(To be done):
In the data that follows, count every line holding the string "draw" and give the count alone.
------------------------------------
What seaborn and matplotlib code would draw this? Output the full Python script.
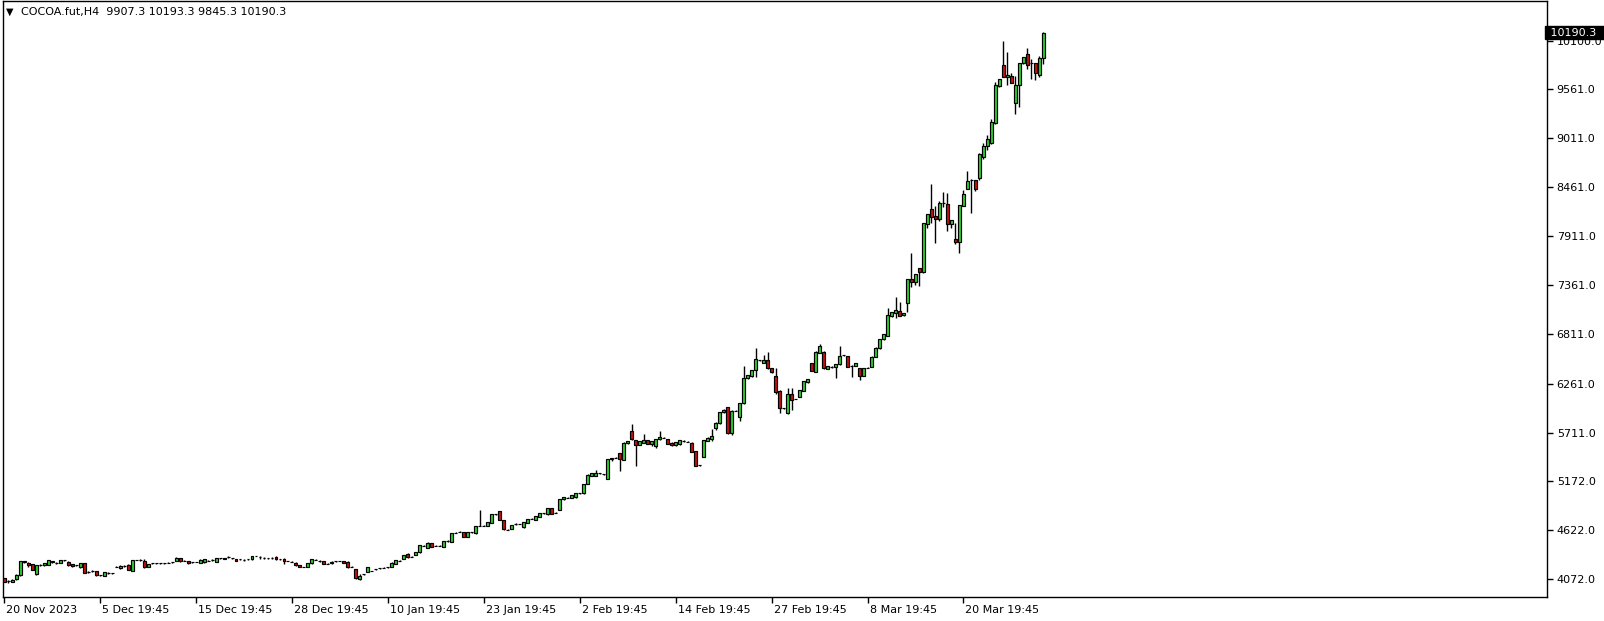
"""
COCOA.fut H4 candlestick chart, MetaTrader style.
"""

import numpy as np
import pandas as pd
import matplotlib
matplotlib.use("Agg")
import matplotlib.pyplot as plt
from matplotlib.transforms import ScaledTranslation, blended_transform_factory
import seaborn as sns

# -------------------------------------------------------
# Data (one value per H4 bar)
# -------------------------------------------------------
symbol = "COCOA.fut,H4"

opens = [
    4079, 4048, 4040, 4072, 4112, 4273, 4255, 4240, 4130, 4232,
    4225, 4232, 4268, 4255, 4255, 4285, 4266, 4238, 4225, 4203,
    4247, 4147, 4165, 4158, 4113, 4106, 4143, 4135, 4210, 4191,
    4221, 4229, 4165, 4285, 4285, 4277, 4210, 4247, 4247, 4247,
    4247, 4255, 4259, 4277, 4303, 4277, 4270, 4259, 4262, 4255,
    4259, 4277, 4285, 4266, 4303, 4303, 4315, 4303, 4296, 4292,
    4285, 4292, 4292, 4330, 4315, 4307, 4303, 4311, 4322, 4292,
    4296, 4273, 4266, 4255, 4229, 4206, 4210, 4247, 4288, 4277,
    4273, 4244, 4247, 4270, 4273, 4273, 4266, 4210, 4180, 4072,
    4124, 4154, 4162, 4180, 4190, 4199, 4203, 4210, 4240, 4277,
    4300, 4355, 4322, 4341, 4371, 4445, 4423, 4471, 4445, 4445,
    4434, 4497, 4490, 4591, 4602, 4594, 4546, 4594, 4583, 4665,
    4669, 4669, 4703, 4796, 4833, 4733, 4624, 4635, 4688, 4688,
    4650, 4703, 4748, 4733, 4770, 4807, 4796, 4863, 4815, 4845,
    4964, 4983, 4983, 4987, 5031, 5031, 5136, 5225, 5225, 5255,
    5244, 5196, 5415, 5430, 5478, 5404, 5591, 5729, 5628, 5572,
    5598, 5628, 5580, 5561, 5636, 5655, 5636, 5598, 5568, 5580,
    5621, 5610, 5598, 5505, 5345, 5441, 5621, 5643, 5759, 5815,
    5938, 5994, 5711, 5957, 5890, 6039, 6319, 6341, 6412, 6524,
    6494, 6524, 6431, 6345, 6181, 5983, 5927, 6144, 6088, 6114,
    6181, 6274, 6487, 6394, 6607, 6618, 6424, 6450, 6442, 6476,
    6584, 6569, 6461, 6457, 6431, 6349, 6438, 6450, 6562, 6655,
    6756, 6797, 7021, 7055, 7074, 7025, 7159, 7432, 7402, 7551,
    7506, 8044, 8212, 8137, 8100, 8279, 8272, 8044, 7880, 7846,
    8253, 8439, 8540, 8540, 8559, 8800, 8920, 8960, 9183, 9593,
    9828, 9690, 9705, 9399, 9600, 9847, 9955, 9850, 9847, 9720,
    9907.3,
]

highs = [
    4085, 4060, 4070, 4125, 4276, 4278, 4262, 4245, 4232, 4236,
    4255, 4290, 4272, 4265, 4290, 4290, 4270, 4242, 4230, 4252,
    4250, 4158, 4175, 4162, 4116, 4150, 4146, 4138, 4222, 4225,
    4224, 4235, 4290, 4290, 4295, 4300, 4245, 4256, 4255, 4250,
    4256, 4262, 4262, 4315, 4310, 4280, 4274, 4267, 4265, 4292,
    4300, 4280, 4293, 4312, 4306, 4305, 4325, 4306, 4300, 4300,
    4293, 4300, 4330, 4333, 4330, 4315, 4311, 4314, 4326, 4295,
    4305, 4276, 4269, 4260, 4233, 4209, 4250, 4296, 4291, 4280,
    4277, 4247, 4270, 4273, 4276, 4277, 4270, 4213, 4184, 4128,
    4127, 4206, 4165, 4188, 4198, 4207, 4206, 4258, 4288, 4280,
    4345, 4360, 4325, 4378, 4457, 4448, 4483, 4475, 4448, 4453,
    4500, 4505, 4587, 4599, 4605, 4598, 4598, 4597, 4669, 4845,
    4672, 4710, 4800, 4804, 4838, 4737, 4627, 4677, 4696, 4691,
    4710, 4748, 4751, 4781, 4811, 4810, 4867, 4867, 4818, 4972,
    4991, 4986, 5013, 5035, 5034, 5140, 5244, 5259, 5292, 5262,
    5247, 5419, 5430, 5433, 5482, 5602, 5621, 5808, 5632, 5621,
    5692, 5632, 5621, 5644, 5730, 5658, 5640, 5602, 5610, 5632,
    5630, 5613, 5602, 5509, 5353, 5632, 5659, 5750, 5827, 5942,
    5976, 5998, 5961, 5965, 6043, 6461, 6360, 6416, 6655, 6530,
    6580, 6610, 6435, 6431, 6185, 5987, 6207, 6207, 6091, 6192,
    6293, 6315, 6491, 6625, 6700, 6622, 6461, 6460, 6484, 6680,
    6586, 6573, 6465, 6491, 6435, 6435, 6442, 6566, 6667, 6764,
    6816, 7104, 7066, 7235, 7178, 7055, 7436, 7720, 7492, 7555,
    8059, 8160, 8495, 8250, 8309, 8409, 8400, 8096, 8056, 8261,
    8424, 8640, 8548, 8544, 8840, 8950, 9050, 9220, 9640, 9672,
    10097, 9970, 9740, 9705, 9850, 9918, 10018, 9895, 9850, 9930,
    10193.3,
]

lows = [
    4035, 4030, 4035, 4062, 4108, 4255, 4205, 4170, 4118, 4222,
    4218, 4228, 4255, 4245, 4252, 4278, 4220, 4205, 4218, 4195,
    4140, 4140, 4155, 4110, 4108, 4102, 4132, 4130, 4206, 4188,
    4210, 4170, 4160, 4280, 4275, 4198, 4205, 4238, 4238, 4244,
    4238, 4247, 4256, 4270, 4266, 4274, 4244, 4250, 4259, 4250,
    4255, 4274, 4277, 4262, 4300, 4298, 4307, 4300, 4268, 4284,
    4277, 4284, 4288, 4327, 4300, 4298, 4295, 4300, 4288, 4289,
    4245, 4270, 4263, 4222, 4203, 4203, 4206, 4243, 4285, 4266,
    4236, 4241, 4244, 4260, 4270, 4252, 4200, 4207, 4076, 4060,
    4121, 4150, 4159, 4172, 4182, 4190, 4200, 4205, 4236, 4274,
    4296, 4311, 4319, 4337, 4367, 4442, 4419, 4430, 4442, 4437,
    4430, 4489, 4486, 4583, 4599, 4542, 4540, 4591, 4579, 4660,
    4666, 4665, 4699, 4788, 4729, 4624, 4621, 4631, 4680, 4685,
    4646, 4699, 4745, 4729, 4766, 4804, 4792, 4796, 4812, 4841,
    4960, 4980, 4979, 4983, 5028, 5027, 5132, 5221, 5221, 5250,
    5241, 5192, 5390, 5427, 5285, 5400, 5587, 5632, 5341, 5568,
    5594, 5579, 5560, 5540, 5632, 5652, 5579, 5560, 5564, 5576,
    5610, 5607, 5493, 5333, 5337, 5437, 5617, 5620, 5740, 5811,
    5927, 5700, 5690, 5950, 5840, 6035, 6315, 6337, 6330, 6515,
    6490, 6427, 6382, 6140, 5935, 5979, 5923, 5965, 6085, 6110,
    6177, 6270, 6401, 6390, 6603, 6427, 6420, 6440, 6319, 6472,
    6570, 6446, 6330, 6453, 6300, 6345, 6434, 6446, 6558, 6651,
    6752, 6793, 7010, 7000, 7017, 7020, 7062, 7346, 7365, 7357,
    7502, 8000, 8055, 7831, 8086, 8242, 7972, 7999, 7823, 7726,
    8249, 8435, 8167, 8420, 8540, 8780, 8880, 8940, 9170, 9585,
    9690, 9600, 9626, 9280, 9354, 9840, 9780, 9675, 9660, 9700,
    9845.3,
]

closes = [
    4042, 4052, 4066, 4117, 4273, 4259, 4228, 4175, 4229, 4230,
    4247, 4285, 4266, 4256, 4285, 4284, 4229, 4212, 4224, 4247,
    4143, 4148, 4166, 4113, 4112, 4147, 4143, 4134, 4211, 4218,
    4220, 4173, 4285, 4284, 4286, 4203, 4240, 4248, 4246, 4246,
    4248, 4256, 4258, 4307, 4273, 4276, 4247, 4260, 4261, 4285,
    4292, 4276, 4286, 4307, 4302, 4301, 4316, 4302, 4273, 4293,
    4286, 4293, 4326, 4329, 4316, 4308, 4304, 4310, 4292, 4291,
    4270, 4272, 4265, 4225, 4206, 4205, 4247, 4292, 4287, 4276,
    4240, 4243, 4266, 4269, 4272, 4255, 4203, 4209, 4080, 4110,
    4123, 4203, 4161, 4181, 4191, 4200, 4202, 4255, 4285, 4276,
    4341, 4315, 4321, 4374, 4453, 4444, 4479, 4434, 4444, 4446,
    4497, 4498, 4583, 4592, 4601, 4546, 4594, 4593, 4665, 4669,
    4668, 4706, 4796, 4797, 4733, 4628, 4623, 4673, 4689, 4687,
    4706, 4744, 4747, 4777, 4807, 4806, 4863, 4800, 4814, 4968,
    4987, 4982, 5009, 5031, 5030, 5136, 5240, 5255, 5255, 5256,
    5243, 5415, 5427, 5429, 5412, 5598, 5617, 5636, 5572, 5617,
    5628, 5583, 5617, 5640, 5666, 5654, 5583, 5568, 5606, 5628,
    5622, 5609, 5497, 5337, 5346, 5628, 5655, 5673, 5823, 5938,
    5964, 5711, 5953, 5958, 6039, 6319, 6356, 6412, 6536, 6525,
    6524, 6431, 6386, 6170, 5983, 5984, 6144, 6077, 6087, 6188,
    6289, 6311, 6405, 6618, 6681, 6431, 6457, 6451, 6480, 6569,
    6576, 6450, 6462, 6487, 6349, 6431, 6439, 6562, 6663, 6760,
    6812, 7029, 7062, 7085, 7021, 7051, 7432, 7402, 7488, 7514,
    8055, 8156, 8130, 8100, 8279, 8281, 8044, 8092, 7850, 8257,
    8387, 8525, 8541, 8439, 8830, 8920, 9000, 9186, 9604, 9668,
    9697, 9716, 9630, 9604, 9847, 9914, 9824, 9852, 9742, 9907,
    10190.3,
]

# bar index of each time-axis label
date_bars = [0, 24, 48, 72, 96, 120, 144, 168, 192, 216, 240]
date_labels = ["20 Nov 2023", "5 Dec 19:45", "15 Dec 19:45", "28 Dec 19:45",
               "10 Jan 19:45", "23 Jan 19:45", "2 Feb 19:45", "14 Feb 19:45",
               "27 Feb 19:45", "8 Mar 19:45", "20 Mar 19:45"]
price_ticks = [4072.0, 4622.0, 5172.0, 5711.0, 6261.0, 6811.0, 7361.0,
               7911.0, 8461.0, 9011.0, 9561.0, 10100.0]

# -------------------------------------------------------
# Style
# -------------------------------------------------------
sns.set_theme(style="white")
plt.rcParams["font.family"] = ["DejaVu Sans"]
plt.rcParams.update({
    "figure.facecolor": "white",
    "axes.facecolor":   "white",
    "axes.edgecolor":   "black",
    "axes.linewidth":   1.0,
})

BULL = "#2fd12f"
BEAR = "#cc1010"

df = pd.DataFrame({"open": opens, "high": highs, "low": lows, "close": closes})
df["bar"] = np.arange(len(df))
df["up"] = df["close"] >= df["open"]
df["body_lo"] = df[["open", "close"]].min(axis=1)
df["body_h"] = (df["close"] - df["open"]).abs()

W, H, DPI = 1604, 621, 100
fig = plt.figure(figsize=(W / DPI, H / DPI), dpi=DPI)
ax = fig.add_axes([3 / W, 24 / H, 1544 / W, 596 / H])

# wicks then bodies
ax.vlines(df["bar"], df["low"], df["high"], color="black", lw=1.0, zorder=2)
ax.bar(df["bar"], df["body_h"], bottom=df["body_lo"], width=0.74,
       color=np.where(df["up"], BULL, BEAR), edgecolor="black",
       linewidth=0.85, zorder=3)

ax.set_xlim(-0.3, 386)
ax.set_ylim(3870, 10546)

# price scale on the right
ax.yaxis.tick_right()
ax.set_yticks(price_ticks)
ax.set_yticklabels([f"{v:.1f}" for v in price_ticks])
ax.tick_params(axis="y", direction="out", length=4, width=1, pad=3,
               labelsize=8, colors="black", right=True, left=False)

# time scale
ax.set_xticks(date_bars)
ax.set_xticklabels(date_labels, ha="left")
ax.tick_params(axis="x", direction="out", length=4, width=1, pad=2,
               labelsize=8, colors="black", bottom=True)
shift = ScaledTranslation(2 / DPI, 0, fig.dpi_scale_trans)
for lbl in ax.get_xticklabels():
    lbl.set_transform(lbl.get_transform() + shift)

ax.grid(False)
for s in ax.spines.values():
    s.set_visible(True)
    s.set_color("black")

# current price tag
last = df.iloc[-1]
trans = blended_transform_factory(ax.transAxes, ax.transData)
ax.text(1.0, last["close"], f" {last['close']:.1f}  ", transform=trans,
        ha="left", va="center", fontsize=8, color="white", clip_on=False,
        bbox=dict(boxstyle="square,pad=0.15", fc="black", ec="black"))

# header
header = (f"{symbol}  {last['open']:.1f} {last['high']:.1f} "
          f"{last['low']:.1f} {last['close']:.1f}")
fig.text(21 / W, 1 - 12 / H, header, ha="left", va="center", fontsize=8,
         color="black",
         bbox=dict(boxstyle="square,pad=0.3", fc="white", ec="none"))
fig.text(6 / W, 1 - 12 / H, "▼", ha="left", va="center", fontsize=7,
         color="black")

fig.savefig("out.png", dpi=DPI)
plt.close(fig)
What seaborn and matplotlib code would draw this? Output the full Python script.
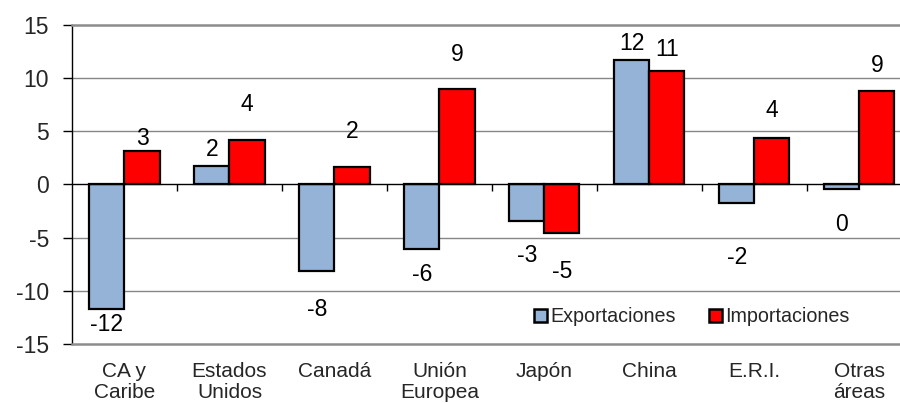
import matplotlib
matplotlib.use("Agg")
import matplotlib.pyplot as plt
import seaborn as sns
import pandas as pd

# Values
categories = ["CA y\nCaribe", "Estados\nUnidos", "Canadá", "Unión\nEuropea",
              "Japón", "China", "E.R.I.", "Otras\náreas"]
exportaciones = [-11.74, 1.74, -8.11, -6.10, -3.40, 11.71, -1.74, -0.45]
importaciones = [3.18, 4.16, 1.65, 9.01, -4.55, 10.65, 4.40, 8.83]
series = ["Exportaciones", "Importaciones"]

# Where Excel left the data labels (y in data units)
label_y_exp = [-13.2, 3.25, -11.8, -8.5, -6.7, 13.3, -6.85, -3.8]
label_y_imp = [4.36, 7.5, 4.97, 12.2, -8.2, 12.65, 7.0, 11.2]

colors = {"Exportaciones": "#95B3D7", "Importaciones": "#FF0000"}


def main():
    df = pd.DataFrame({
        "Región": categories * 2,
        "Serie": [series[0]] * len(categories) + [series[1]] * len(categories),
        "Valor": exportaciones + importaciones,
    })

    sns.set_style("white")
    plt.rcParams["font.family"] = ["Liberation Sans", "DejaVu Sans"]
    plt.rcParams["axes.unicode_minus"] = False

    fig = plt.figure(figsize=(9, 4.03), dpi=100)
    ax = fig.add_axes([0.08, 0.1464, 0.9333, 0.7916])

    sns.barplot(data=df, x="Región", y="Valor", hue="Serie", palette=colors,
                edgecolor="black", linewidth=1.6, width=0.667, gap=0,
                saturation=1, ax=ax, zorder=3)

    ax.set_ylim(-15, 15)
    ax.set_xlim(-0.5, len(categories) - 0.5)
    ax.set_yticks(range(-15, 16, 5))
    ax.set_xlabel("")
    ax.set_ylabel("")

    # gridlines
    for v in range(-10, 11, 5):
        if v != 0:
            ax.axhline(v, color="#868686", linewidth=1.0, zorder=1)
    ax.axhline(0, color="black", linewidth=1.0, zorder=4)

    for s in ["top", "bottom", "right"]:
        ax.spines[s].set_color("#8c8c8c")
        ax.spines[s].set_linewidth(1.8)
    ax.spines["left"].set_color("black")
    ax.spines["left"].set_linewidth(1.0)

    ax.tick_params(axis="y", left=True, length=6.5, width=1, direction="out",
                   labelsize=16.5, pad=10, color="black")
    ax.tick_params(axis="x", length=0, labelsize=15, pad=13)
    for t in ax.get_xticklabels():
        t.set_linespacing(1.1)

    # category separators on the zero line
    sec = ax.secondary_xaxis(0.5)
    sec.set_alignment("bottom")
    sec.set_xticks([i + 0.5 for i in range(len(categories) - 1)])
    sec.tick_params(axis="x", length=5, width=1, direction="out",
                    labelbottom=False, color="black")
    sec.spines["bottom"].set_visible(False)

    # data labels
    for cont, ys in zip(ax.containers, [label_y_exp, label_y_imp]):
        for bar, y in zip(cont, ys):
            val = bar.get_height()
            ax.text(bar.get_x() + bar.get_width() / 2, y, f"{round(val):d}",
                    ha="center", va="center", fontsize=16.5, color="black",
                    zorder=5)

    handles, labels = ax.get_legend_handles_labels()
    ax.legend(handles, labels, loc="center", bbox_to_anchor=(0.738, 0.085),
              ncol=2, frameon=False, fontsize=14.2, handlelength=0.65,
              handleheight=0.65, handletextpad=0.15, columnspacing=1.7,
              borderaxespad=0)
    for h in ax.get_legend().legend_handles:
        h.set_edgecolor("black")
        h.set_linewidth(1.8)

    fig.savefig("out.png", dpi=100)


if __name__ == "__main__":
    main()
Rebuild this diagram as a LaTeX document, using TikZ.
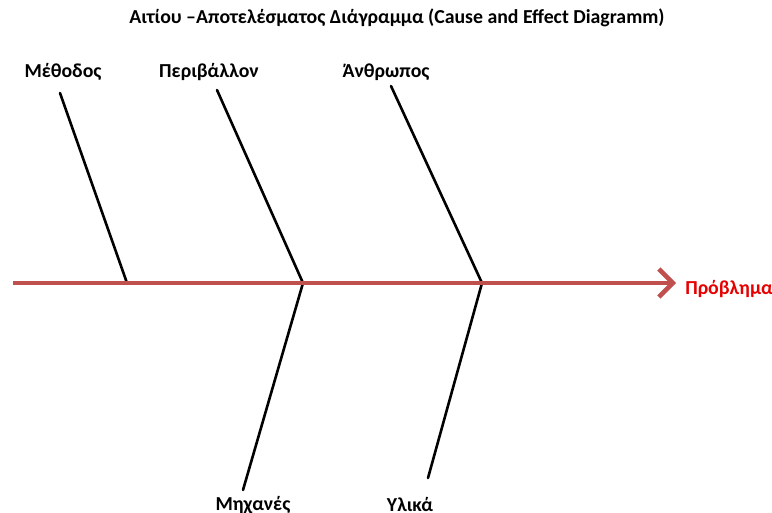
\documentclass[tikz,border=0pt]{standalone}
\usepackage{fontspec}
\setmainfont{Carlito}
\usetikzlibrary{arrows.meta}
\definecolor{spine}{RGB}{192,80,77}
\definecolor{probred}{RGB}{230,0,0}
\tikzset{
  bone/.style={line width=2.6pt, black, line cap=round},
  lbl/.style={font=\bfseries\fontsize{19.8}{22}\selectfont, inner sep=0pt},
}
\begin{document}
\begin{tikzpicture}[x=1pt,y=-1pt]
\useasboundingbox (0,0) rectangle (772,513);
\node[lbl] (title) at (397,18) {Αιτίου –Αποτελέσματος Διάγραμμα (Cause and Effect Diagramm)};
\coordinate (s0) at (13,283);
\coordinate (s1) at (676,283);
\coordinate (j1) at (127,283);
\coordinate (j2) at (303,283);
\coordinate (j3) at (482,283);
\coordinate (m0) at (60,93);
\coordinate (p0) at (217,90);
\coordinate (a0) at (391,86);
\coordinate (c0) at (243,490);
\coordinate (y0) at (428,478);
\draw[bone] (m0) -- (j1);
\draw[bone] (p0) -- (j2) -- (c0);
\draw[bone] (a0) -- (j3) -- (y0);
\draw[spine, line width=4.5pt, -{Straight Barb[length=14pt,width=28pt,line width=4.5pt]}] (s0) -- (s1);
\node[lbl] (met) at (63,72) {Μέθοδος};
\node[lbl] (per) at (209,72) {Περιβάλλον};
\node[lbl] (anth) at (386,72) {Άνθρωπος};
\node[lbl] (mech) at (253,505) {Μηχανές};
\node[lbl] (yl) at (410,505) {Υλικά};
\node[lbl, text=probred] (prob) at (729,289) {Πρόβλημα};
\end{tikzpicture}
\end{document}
------------------------------------
(Response):
6